You’re an automotive LEPER!
And the only reason you don’t have to drive around with your head out the window shouting “UNCLEAN!!! UNCLEAN!!!” is that everyone can SMELL you comin’.
So, your buddy from the office pokes his head into your cubicle and says, “Hey, I’m havin’ a big barbecue and pool party at my place this Saturday afternoon. Can you and the family make it?”
“Oh, yeah, I think we’ve got something in the morning, but the afternoon’s clear. We’ll be there. Should I bring anything? Meat? Side dish?”

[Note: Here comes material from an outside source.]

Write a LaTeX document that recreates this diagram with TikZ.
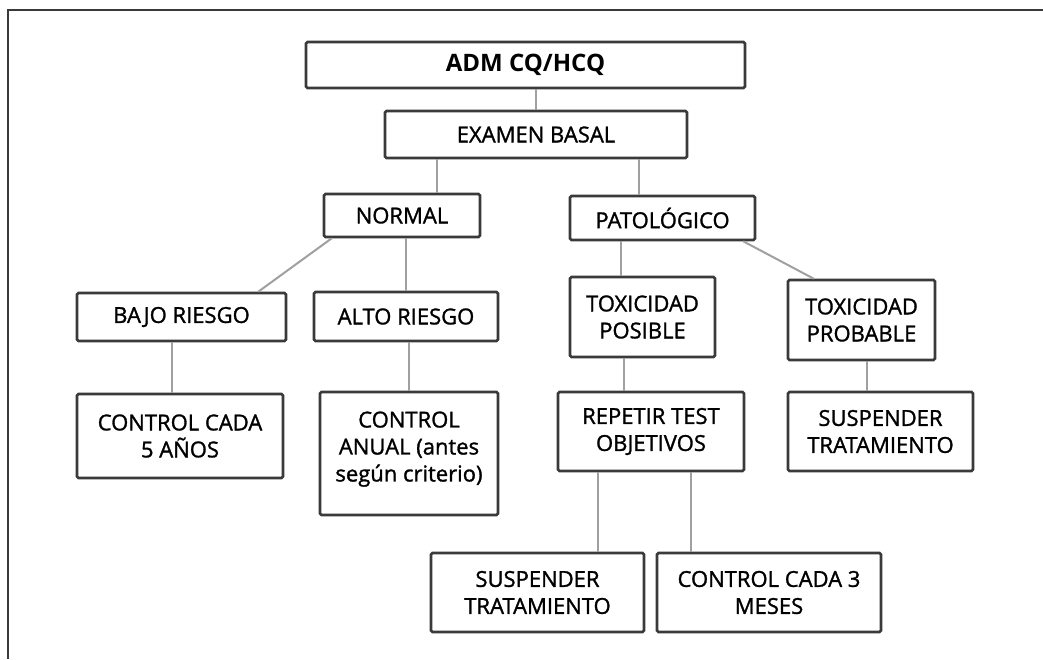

“Nah, I’ve got the whole menu taken care of. Just do me one favor: park three or four houses down the block. I wouldn’t want the smell from your car to mingle with the beef ribs on the grill.”
“Uuuhhggg.”
And if it was your WIFE’S car??
Oh, man, if it was your wife’s car I’ve got news for you: it’s YOUR car now; she’s goin’ down and get a NEW one that DOESN’T stink. And don’t think she’s gonna let you park your Stinkmobile in HER garage with HER car. Uh-uh. YOU park at the CURB!
On the NEXT block over.
After all that mess, pity the fool who asks you, “Paper or plastic?”
ROFL!!!
I feel your pain!
Glad you liked that.
Just like the stories in the newspaper: it’s all true, but the facts have been changed to protect the guilty.
;-)
I’m still laughin! :-)
When you go to the grocery store, just tell the bag boy to put everything back in your cart and then have him walk out and put it in the trunk of your car. Leave some boxes in the trunk of your car.
If everyone in LA does this, then the law will be overturned faster than you can say "Do you need some help out?"
Brilliant idea...
I would have never expected the kind of responses we are getting here. This one is really funny and the narrative in the other post is pretty entertaining too.
they multiply under the sink. I haven’t caught them in the act, but I know what they are doing down there...
LOL mine are doing the same thing every once in a while I thin them out(genocide) and burn them in my burn barrel I hate plastic bags I always ask for paper.but the wife will take anything they give her.